──────── Records for this task ────────
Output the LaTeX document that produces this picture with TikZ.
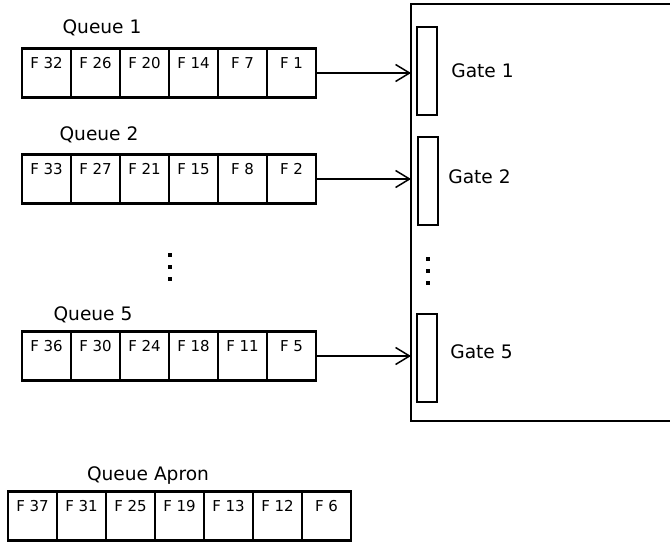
\documentclass[tikz,border=0pt]{standalone}
\usepackage{fontspec}
\setmainfont{DejaVu Sans}
\usetikzlibrary{positioning,arrows.meta}

\begin{document}
\begin{tikzpicture}[
  x=1pt, y=-1pt,
  >={Straight Barb[length=14pt,width=17pt]},
  cell/.style={
    rectangle,
    draw=black,
    line width=2.3pt,
    outer sep=0pt,
    inner sep=0pt,
    minimum width=49pt,
    minimum height=49pt,
    text height=20pt,
    text depth=29pt,
    font=\fontsize{15}{17}\selectfont
  },
  qlabel/.style={
    inner sep=0pt,
    font=\fontsize{18.6}{21}\selectfont
  },
  gate/.style={
    rectangle,
    draw=black,
    line width=2.3pt,
    inner sep=0pt,
    minimum width=20pt,
    minimum height=88pt
  },
  gatearea/.style={
    rectangle,
    draw=black,
    line width=2.3pt,
    outer sep=0pt,
    minimum width=275pt,
    minimum height=417pt
  },
  arr/.style={->,line width=1.5pt}
]

\useasboundingbox (0,0) rectangle (670,543);
\clip (0,0) rectangle (670,543);

% queue 1
\node[cell] (q1c1) at (46.5,73) {F 32};
\node[cell, right=0pt of q1c1] (q1c2) {F 26};
\node[cell, right=0pt of q1c2] (q1c3) {F 20};
\node[cell, right=0pt of q1c3] (q1c4) {F 14};
\node[cell, right=0pt of q1c4] (q1c5) {F 7};
\node[cell, right=0pt of q1c5] (q1c6) {F 1};
\node[qlabel] (q1label) at (102,28) {Queue 1};

% queue 2
\node[cell] (q2c1) at (46.5,179) {F 33};
\node[cell, right=0pt of q2c1] (q2c2) {F 27};
\node[cell, right=0pt of q2c2] (q2c3) {F 21};
\node[cell, right=0pt of q2c3] (q2c4) {F 15};
\node[cell, right=0pt of q2c4] (q2c5) {F 8};
\node[cell, right=0pt of q2c5] (q2c6) {F 2};
\node[qlabel] (q2label) at (99,134.5) {Queue 2};

% queue 5
\node[cell] (q5c1) at (46.5,356) {F 36};
\node[cell, right=0pt of q5c1] (q5c2) {F 30};
\node[cell, right=0pt of q5c2] (q5c3) {F 24};
\node[cell, right=0pt of q5c3] (q5c4) {F 18};
\node[cell, right=0pt of q5c4] (q5c5) {F 11};
\node[cell, right=0pt of q5c5] (q5c6) {F 5};
\node[qlabel] (q5label) at (93,314.5) {Queue 5};

% apron queue
\node[cell] (apc1) at (32.5,516) {F 37};
\node[cell, right=0pt of apc1] (apc2) {F 31};
\node[cell, right=0pt of apc2] (apc3) {F 25};
\node[cell, right=0pt of apc3] (apc4) {F 19};
\node[cell, right=0pt of apc4] (apc5) {F 13};
\node[cell, right=0pt of apc5] (apc6) {F 12};
\node[cell, right=0pt of apc6] (apc7) {F 6};
\node[qlabel] (aplabel) at (148,476) {Queue Apron};

% gates
\node[gatearea, anchor=north west] (terminal) at (411,4) {};
\node[gate] (gate1) at (427,71) {};
\node[gate] (gate2) at (428,181) {};
\node[gate] (gate5) at (427,358) {};
\node[qlabel, right=13pt of gate1] (gate1label) {Gate 1};
\node[qlabel, right=9pt of gate2, yshift=4pt] (gate2label) {Gate 2};
\node[qlabel, right=12pt of gate5, yshift=6pt] (gate5label) {Gate 5};

\draw[arr] (q1c6.east) -- (q1c6.east -| terminal.west);
\draw[arr] (q2c6.east) -- (q2c6.east -| terminal.west);
\draw[arr] (q5c6.east) -- (q5c6.east -| terminal.west);

% dots
\fill (168,253) rectangle (172,257);
\fill (168,265) rectangle (172,269);
\fill (168,277) rectangle (172,281);
\fill (426,257) rectangle (430,261);
\fill (426,269) rectangle (430,273);
\fill (426,281) rectangle (430,285);

\end{tikzpicture}
\end{document}
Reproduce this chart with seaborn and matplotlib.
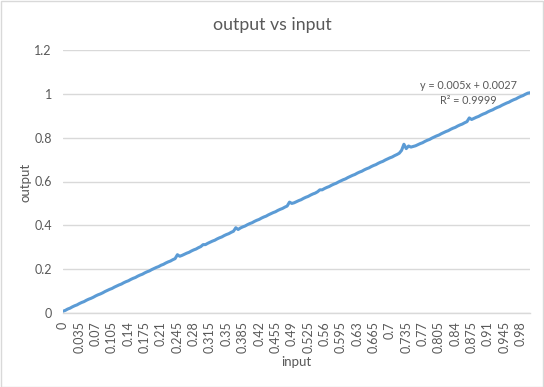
import numpy as np
import pandas as pd
import matplotlib
matplotlib.use("Agg")
import matplotlib.pyplot as plt
import seaborn as sns
from matplotlib.patches import Rectangle

# input categories (0 to 1 in steps of 0.005)
inputs = [
    0, 0.005, 0.01, 0.015, 0.02, 0.025, 0.03, 0.035, 0.04, 0.045,
    0.05, 0.055, 0.06, 0.065, 0.07, 0.075, 0.08, 0.085, 0.09, 0.095,
    0.1, 0.105, 0.11, 0.115, 0.12, 0.125, 0.13, 0.135, 0.14, 0.145,
    0.15, 0.155, 0.16, 0.165, 0.17, 0.175, 0.18, 0.185, 0.19, 0.195,
    0.2, 0.205, 0.21, 0.215, 0.22, 0.225, 0.23, 0.235, 0.24, 0.245,
    0.25, 0.255, 0.26, 0.265, 0.27, 0.275, 0.28, 0.285, 0.29, 0.295,
    0.3, 0.305, 0.31, 0.315, 0.32, 0.325, 0.33, 0.335, 0.34, 0.345,
    0.35, 0.355, 0.36, 0.365, 0.37, 0.375, 0.38, 0.385, 0.39, 0.395,
    0.4, 0.405, 0.41, 0.415, 0.42, 0.425, 0.43, 0.435, 0.44, 0.445,
    0.45, 0.455, 0.46, 0.465, 0.47, 0.475, 0.48, 0.485, 0.49, 0.495,
    0.5, 0.505, 0.51, 0.515, 0.52, 0.525, 0.53, 0.535, 0.54, 0.545,
    0.55, 0.555, 0.56, 0.565, 0.57, 0.575, 0.58, 0.585, 0.59, 0.595,
    0.6, 0.605, 0.61, 0.615, 0.62, 0.625, 0.63, 0.635, 0.64, 0.645,
    0.65, 0.655, 0.66, 0.665, 0.67, 0.675, 0.68, 0.685, 0.69, 0.695,
    0.7, 0.705, 0.71, 0.715, 0.72, 0.725, 0.73, 0.735, 0.74, 0.745,
    0.75, 0.755, 0.76, 0.765, 0.77, 0.775, 0.78, 0.785, 0.79, 0.795,
    0.8, 0.805, 0.81, 0.815, 0.82, 0.825, 0.83, 0.835, 0.84, 0.845,
    0.85, 0.855, 0.86, 0.865, 0.87, 0.875, 0.88, 0.885, 0.89, 0.895,
    0.9, 0.905, 0.91, 0.915, 0.92, 0.925, 0.93, 0.935, 0.94, 0.945,
    0.95, 0.955, 0.96, 0.965, 0.97, 0.975, 0.98, 0.985, 0.99, 0.995,
    1.0,
]

outputs = [
    0.008, 0.012, 0.018, 0.022, 0.028, 0.033, 0.037, 0.043, 0.048, 0.052,
    0.058, 0.063, 0.067, 0.072, 0.078, 0.083, 0.087, 0.092, 0.098, 0.103,
    0.108, 0.112, 0.118, 0.123, 0.128, 0.132, 0.138, 0.143, 0.147, 0.153,
    0.158, 0.162, 0.168, 0.173, 0.177, 0.183, 0.188, 0.192, 0.198, 0.203,
    0.208, 0.212, 0.218, 0.222, 0.228, 0.233, 0.237, 0.243, 0.248, 0.266,
    0.259, 0.263, 0.268, 0.273, 0.277, 0.283, 0.288, 0.292, 0.298, 0.303,
    0.312, 0.312, 0.318, 0.323, 0.328, 0.332, 0.338, 0.343, 0.347, 0.353,
    0.358, 0.362, 0.368, 0.373, 0.389, 0.381, 0.388, 0.393, 0.397, 0.403,
    0.408, 0.412, 0.418, 0.423, 0.427, 0.433, 0.438, 0.442, 0.448, 0.453,
    0.458, 0.462, 0.468, 0.473, 0.477, 0.483, 0.488, 0.506, 0.500, 0.503,
    0.508, 0.513, 0.517, 0.523, 0.528, 0.532, 0.538, 0.543, 0.547, 0.553,
    0.562, 0.562, 0.568, 0.573, 0.577, 0.583, 0.588, 0.592, 0.598, 0.603,
    0.608, 0.612, 0.618, 0.623, 0.628, 0.632, 0.638, 0.643, 0.647, 0.653,
    0.658, 0.662, 0.668, 0.673, 0.677, 0.683, 0.688, 0.692, 0.698, 0.703,
    0.708, 0.712, 0.718, 0.723, 0.729, 0.742, 0.770, 0.750, 0.762, 0.757,
    0.760, 0.763, 0.768, 0.773, 0.777, 0.783, 0.788, 0.792, 0.798, 0.803,
    0.808, 0.812, 0.818, 0.823, 0.828, 0.832, 0.838, 0.843, 0.847, 0.853,
    0.858, 0.862, 0.868, 0.873, 0.890, 0.883, 0.888, 0.893, 0.897, 0.903,
    0.908, 0.912, 0.918, 0.923, 0.927, 0.933, 0.938, 0.942, 0.948, 0.953,
    0.958, 0.962, 0.968, 0.973, 0.977, 0.983, 0.988, 0.992, 0.998, 1.003,
    1.005,
]

y_ticks = [0, 0.2, 0.4, 0.6, 0.8, 1, 1.2]
label_step = 7
trend_text = "y = 0.005x + 0.0027\nR² = 0.9999"

TEXT = "#595959"
GRID = "#D9D9D9"
BLUE = "#5B9BD5"

sns.set_theme(style="white")
plt.rcParams["font.family"] = ["Lato", "DejaVu Sans"]

df = pd.DataFrame({"pos": range(len(inputs)), "input": inputs, "output": outputs})

fig = plt.figure(figsize=(5.44, 3.87), dpi=100)
ax = fig.add_axes([63 / 544, 1 - 313 / 387, (530 - 63) / 544, (313 - 50) / 387])

sns.lineplot(data=df, x="pos", y="output", ax=ax, color=BLUE, linewidth=2.2)

ax.set_xlim(0, len(inputs) - 1)
ax.set_ylim(0, 1.2)
ax.set_yticks(y_ticks)
ax.set_yticklabels([f"{v:g}" for v in y_ticks])
ax.yaxis.grid(True, color=GRID, linewidth=1)
ax.set_axisbelow(True)

xt = df["pos"][::label_step]
ax.set_xticks(xt)
ax.set_xticklabels([f"{v:g}" for v in df["input"][::label_step]], rotation=90)

ax.tick_params(axis="both", length=0, labelsize=9, colors=TEXT)
ax.tick_params(axis="y", pad=8)
ax.tick_params(axis="x", pad=6)

for side in ["top", "right", "left"]:
    ax.spines[side].set_visible(False)
ax.spines["bottom"].set_color(GRID)
ax.spines["bottom"].set_linewidth(1)

ax.set_xlabel("")
ax.set_ylabel("")
fig.text(296 / 544, 1 - 362 / 387, "input", ha="center", va="center", fontsize=9.5, color=TEXT)
fig.text(26 / 544, 1 - 182 / 387, "output", ha="center", va="center", rotation=90, fontsize=9.5, color=TEXT)
fig.text(272 / 544, 1 - 25 / 387, "output vs input", ha="center", va="center", fontsize=12.8, color=TEXT)

ax.text(468 / 544, 1 - 93 / 387, trend_text, transform=fig.transFigure, ha="center", va="center",
        fontsize=7.8, color=TEXT, linespacing=1.35, multialignment="center")

fig.patches.append(Rectangle((0.001, 0.001), 0.997, 0.997, transform=fig.transFigure,
                             fill=False, edgecolor=GRID, linewidth=1))

fig.savefig("out.png", dpi=100)
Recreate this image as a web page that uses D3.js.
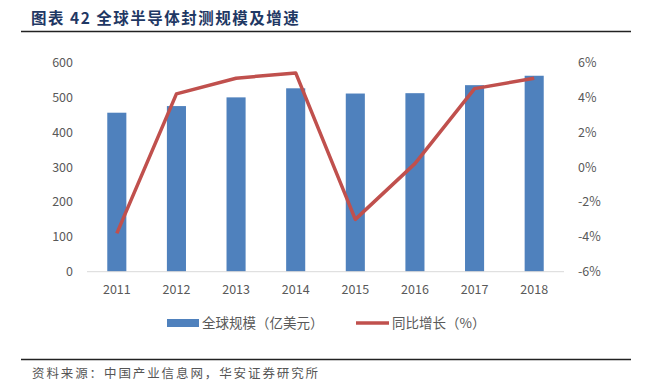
<!DOCTYPE html>
<html><head><meta charset="utf-8">
<script src="https://cdn.jsdelivr.net/npm/d3@7"></script>
<style>body{margin:0;background:#fff}svg{display:block}</style>
</head><body>
<script>
const years = ["2011","2012","2013","2014","2015","2016","2017","2018"];
const marketSize = [456, 475, 500, 526, 511, 512, 535, 562];
const growth = [-3.8, 4.2, 5.1, 5.4, -3.0, 0.2, 4.5, 5.1];
const leftTicks = [0,100,200,300,400,500,600];
const rightTicks = [-6,-4,-2,0,2,4,6];
const titleText = "图表 42  全球半导体封测规模及增速";
const legendLabels = ["全球规模（亿美元）", "同比增长（%）"];
const sourceText = "资料来源：中国产业信息网，华安证券研究所";

const W = 649, H = 387;
const svg = d3.select("body").append("svg").attr("width", W).attr("height", H);
const font = "'Noto Sans CJK SC', 'Noto Sans', sans-serif";
const gray = "#595959";

svg.append("text").attr("x", 31).attr("y", 24).text(titleText)
  .attr("font-family", font).attr("font-weight", "bold").attr("font-size", 15.5)
  .attr("letter-spacing", 1.5).attr("fill", "#1f3864");
svg.append("line").attr("x1", 21).attr("x2", 631).attr("y1", 31.5).attr("y2", 31.5)
  .attr("stroke", "#222").attr("stroke-width", 1.3);

const x = d3.scaleBand().domain(years).range([87, 564]).paddingInner(0.68).paddingOuter(0.34);
const yL = d3.scaleLinear().domain([0, 600]).range([271.7, 62.5]);
const yR = d3.scaleLinear().domain([-6, 6]).range([271.7, 62.5]);

svg.selectAll("rect.bar").data(years).join("rect").attr("class","bar")
  .attr("x", d => x(d)).attr("width", x.bandwidth())
  .attr("y", (d,i) => yL(marketSize[i])).attr("height", (d,i) => yL(0) - yL(marketSize[i]))
  .attr("fill", "#4f81bd");

svg.append("line").attr("x1", 87).attr("x2", 564).attr("y1", yL(0)).attr("y2", yL(0))
  .attr("stroke", "#d9d9d9").attr("stroke-width", 1);

const line = d3.line().x((d,i) => x(years[i]) + x.bandwidth()/2).y(d => yR(d));
svg.append("path").datum(growth).attr("d", line).attr("fill", "none")
  .attr("stroke", "#c0504d").attr("stroke-width", 3.5).attr("stroke-linejoin", "round");

const axL = d3.axisLeft(yL).tickValues(leftTicks).tickSize(0).tickPadding(0);
const gL = svg.append("g").attr("transform", "translate(73,0)").call(axL);
const axR = d3.axisRight(yR).tickValues(rightTicks).tickSize(0).tickPadding(0).tickFormat(d => d + "%");
const gR = svg.append("g").attr("transform", "translate(578,0)").call(axR);
const axB = d3.axisBottom(x).tickSize(0).tickPadding(0);
const gB = svg.append("g").attr("transform", "translate(0,285)").call(axB);
[gL, gR, gB].forEach(g => {
  g.select(".domain").remove();
  g.selectAll("text").attr("font-family", font).attr("font-size", 12.5).attr("fill", gray);
});
gB.selectAll("text").attr("dy", "0.71em");

// legend
svg.append("rect").attr("x", 167).attr("y", 319).attr("width", 32).attr("height", 8).attr("fill", "#4f81bd");
svg.append("text").attr("x", 202).attr("y", 328).text(legendLabels[0])
  .attr("font-family", font).attr("font-size", 13.5).attr("fill", gray);
svg.append("line").attr("x1", 356).attr("x2", 389).attr("y1", 323).attr("y2", 323)
  .attr("stroke", "#c0504d").attr("stroke-width", 3.5);
svg.append("text").attr("x", 392).attr("y", 328).text(legendLabels[1])
  .attr("font-family", font).attr("font-size", 13.5).attr("fill", gray);

svg.append("line").attr("x1", 21).attr("x2", 631).attr("y1", 359.5).attr("y2", 359.5)
  .attr("stroke", "#222").attr("stroke-width", 1.3);
svg.append("text").attr("x", 32).attr("y", 378).text(sourceText)
  .attr("font-family", font).attr("font-size", 12.5).attr("letter-spacing", 1.9).attr("fill", "#555");
</script>
</body></html>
────────
## Your task
Would you reproduce the lines above, from the very first through the line containing "(q1label) at (102,28)", exactly and without the pictures?

## Response
Output the LaTeX document that produces this picture with TikZ.
\documentclass[tikz,border=0pt]{standalone}
\usepackage{fontspec}
\setmainfont{DejaVu Sans}
\usetikzlibrary{positioning,arrows.meta}

\begin{document}
\begin{tikzpicture}[
  x=1pt, y=-1pt,
  >={Straight Barb[length=14pt,width=17pt]},
  cell/.style={
    rectangle,
    draw=black,
    line width=2.3pt,
    outer sep=0pt,
    inner sep=0pt,
    minimum width=49pt,
    minimum height=49pt,
    text height=20pt,
    text depth=29pt,
    font=\fontsize{15}{17}\selectfont
  },
  qlabel/.style={
    inner sep=0pt,
    font=\fontsize{18.6}{21}\selectfont
  },
  gate/.style={
    rectangle,
    draw=black,
    line width=2.3pt,
    inner sep=0pt,
    minimum width=20pt,
    minimum height=88pt
  },
  gatearea/.style={
    rectangle,
    draw=black,
    line width=2.3pt,
    outer sep=0pt,
    minimum width=275pt,
    minimum height=417pt
  },
  arr/.style={->,line width=1.5pt}
]

\useasboundingbox (0,0) rectangle (670,543);
\clip (0,0) rectangle (670,543);

% queue 1
\node[cell] (q1c1) at (46.5,73) {F 32};
\node[cell, right=0pt of q1c1] (q1c2) {F 26};
\node[cell, right=0pt of q1c2] (q1c3) {F 20};
\node[cell, right=0pt of q1c3] (q1c4) {F 14};
\node[cell, right=0pt of q1c4] (q1c5) {F 7};
\node[cell, right=0pt of q1c5] (q1c6) {F 1};
\node[qlabel] (q1label) at (102,28) {Queue 1};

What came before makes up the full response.